Cobalt, one of the transition metals, has a Curie temperature of 1388 k. The Curie temperature is the maximum temperature at which a ferromagnetic metal exhibits ferromagnetism. Transition metals are the elements found in the centre of the periodic table and are characterised by their inconsistent, incomplete outer electron shell. Cobalt has been used to create strong magnets for carbon nanotubes and electronics.
Iron is another transition metal and has a Curie temperature of 1043 k. It is amorphous (non-crystalline, unlike many other ferromagnets).. Magnetic iron is used in power generation and distribution, nanowires and shape-memory alloys.
Nickel is another amorphous transition metal and has a Curie temperature of 627 k. It can be magnetised in the laboratory by rapid quenching (the scientific term for sudden cooling) the liquid alloy.
Gadolinium is a silvery-white, highly ductile rare earth metal used as a neutron absorber in nuclear reactors. It has a Curie temperature of 292 k and strong paramagnetic properties.
Dysprosium, has a Curie temperature of 88 k. It is another rare earth element with a metallic silvery lustre and is more commonly found inside minerals such xenotime instead of a freely occurring, natural substance. Dysprosium has a high magnetic susceptibility, which means it is easily polarised in the presence of strong magnets.
Permalloy-based structures are ferromagnetic metals made of different proportions of iron and nickel. Permalloy is an active, tunable material which can be used in microwave devices or in tiny, single chip electronics. By altering the ratio of iron and nickel in the composition, the properties of the permalloy can be subtly changed. A 45 per cent nickel, 55 per cent iron composite is referred to as a "45 permalloy."
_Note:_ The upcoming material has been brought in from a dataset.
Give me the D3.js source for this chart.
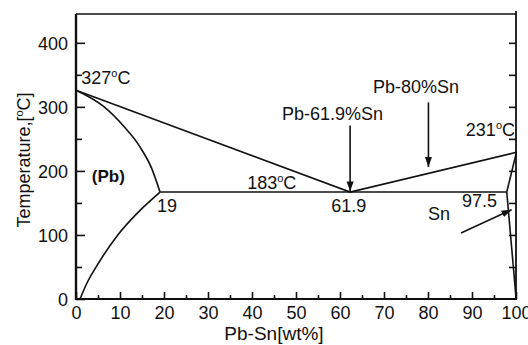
<!DOCTYPE html>
<html lang="en">
<head>
    <meta charset="utf-8">
    <title>Pb-Sn</title>
    <script src="https://d3js.org/d3.v7.min.js" charset="utf-8"></script>
    <style type="text/css">
        body {
            margin: 0;
            background-color: white;
        }
        svg text {
            font-family: "Liberation Sans", Arial, sans-serif;
            fill: #111;
        }
        .curve {
            fill: none;
            stroke: #111;
            stroke-width: 1.6px;
        }
    </style>
</head>
<body>
<script type="text/javascript">
    // values: [wt% Sn, temperature]
    var liquidus = [[0, 326], [62.3, 167], [100.1, 229]];
    var solidusPb = [[0, 326], [6.2, 301], [10.8, 270], [14.5, 238], [17.2, 204], [19.1, 167]];
    var solvusPb = [[0.9, 0], [2.5, 25], [5.2, 57], [9.5, 100], [14.5, 138], [19.1, 167]];
    var eutectic = [[19.1, 167], [97.9, 167]];
    var solidusSn = [[100.1, 229], [97.9, 167]];
    var solvusSn = [[97.9, 167], [100, 3]];

    var xTicks = [0, 10, 20, 30, 40, 50, 60, 70, 80, 90, 100];
    var yTicks = [0, 100, 200, 300, 400];

    // arrows: from -> to
    var arrows = [
        [[62.3, 271], [62.3, 168]],
        [[80.1, 307], [80.1, 206]],
        [[87.5, 103], [99.0, 139.5]]
    ];

    var labels = [
        {t: "327", deg: true, x: 1.2, y: 335},
        {t: "(Pb)", x: 3.6, y: 183, bold: true},
        {t: "19", x: 18.4, y: 136},
        {t: "183", deg: true, x: 38.9, y: 172},
        {t: "61.9", x: 58, y: 136},
        {t: "Pb-61.9%Sn", x: 46.8, y: 280},
        {t: "Pb-80%Sn", x: 67.5, y: 322},
        {t: "231", deg: true, x: 88.6, y: 254},
        {t: "97.5", x: 87.7, y: 144},
        {t: "Sn", x: 80, y: 124}
    ];

    var margin = {top: 14, right: 12, bottom: 46, left: 76},
        width = 528 - margin.left - margin.right,
        height = 345 - margin.top - margin.bottom;

    var svg = d3.select("body")
        .append("svg")
        .attr("width", 528)
        .attr("height", 345)
        .append("g")
        .attr("transform", "translate(" + margin.left + "," + margin.top + ")");

    var x = d3.scaleLinear().domain([0, 100]).range([0, width]);
    var y = d3.scaleLinear().domain([0, 445]).range([height, 0]);

    svg.append("defs").append("marker")
        .attr("id", "head")
        .attr("viewBox", "0 0 10 10")
        .attr("refX", 10)
        .attr("refY", 5)
        .attr("markerWidth", 10)
        .attr("markerHeight", 10)
        .attr("markerUnits", "userSpaceOnUse")
        .attr("orient", "auto")
        .append("path")
        .attr("d", "M0,1.5L10,5L0,8.5Z")
        .attr("fill", "#111");

    // minor ticks
    svg.append("g")
        .attr("transform", "translate(0," + height + ")")
        .call(d3.axisBottom(x).tickValues(d3.range(5, 100, 10)).tickSize(-4).tickSizeOuter(0).tickFormat(""))
        .call(function(g){ g.select(".domain").remove(); });
    svg.append("g")
        .call(d3.axisLeft(y).tickValues([50, 150, 250, 350]).tickSize(-6).tickSizeOuter(0).tickFormat(""))
        .call(function(g){ g.select(".domain").remove(); });
    svg.append("g")
        .attr("transform", "translate(" + width + ",0)")
        .call(d3.axisRight(y).tickValues(d3.range(50, 450, 50)).tickSize(-7).tickSizeOuter(0).tickFormat(""))
        .call(function(g){ g.select(".domain").remove(); });

    // major ticks
    var xAxis = svg.append("g")
        .attr("transform", "translate(0," + height + ")")
        .call(d3.axisBottom(x).tickValues(xTicks).tickSize(-7).tickSizeOuter(0).tickPadding(7));
    var yAxis = svg.append("g")
        .call(d3.axisLeft(y).tickValues(yTicks).tickSize(-9).tickSizeOuter(0).tickPadding(8));

    svg.selectAll(".tick line").attr("stroke", "#111").attr("stroke-width", 1.6);
    svg.selectAll(".domain").remove();
    [xAxis, yAxis].forEach(function(a){
        a.selectAll("text")
            .attr("font-size", "18px")
            .attr("font-family", "'Liberation Sans', Arial, sans-serif")
            .attr("fill", "#111");
    });
    yAxis.selectAll("text").attr("dy", "0.36em");

    // frame
    svg.append("line").attr("x1", 0).attr("x2", width).attr("y1", 0).attr("y2", 0)
        .attr("stroke", "#111").attr("stroke-width", 1.5);
    svg.append("line").attr("x1", width).attr("x2", width).attr("y1", -3).attr("y2", height)
        .attr("stroke", "#111").attr("stroke-width", 1.8);
    svg.append("line").attr("x1", 0).attr("x2", 0).attr("y1", 0).attr("y2", height + 1)
        .attr("stroke", "#111").attr("stroke-width", 2.4);
    svg.append("line").attr("x1", -1).attr("x2", width + 1).attr("y1", height).attr("y2", height)
        .attr("stroke", "#111").attr("stroke-width", 2);

    var straight = d3.line().x(function(d){ return x(d[0]); }).y(function(d){ return y(d[1]); });
    var smooth = d3.line().curve(d3.curveMonotoneX).x(function(d){ return x(d[0]); }).y(function(d){ return y(d[1]); });

    [liquidus, eutectic, solidusSn, solvusSn].forEach(function(d){
        svg.append("path").attr("class", "curve").attr("d", straight(d));
    });
    [solidusPb, solvusPb].forEach(function(d){
        svg.append("path").attr("class", "curve").attr("d", smooth(d));
    });

    svg.selectAll(".arrow")
        .data(arrows)
        .enter()
        .append("line")
        .attr("class", "arrow")
        .attr("x1", function(d){ return x(d[0][0]); })
        .attr("y1", function(d){ return y(d[0][1]); })
        .attr("x2", function(d){ return x(d[1][0]); })
        .attr("y2", function(d){ return y(d[1][1]); })
        .attr("stroke", "#111")
        .attr("stroke-width", 1.6)
        .attr("marker-end", "url(#head)");

    var lab = svg.selectAll(".lab")
        .data(labels)
        .enter()
        .append("text")
        .attr("class", "lab")
        .attr("x", function(d){ return x(d.x); })
        .attr("y", function(d){ return y(d.y); })
        .attr("font-size", function(d){ return d.bold ? "17px" : "18px"; })
        .attr("font-weight", function(d){ return d.bold ? "bold" : "normal"; });
    lab.append("tspan").text(function(d){ return d.t; });
    lab.filter(function(d){ return d.deg; })
        .each(function(){
            var t = d3.select(this);
            t.append("tspan").attr("dy", -7).attr("font-size", "11px").text("o");
            t.append("tspan").attr("dy", 7).text("C");
        });

    // axis titles
    svg.append("text")
        .attr("x", x(45))
        .attr("y", height + 41)
        .attr("text-anchor", "middle")
        .attr("font-size", "19px")
        .text("Pb-Sn[wt%]");

    var yt = svg.append("text")
        .attr("transform", "translate(" + (30 - margin.left) + "," + (160 - margin.top) + ") rotate(-90)")
        .attr("text-anchor", "middle")
        .attr("font-size", "18px");
    yt.append("tspan").text("Temperature,[");
    yt.append("tspan").attr("dy", -7).attr("font-size", "11px").text("o");
    yt.append("tspan").attr("dy", 7).text("C]");
</script>
</body>
</html>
A rare, black-grey alloy of nickel and iron with a chemical formula of Ni3Fe, awaruite was found in California and is displayed at the Smithsonian Museum of Natural History. Specimens of this rare substance are used to study the composition of meteorites and in other investigative geological applications.
An alloy of cobalt and iron, wairakite is classified as a primary mineral and is found in Tohi, Shizuoka and Chubu, Japan. A primary mineral is a sample of igneous rock which was formed in the first stage of solidification from the original molten magma. They contrast to the secondary minerals, which form after initial solidification, during weathering processes or geothermal changes.
Magnetite, Fe3O4, is a ferromagnetic mineral with a metallic finish. It is formed by the oxidation of iron into an oxide. Although it is not technically a metal, it is one of the most magnetic substances known and was the key to early understandings of magnets.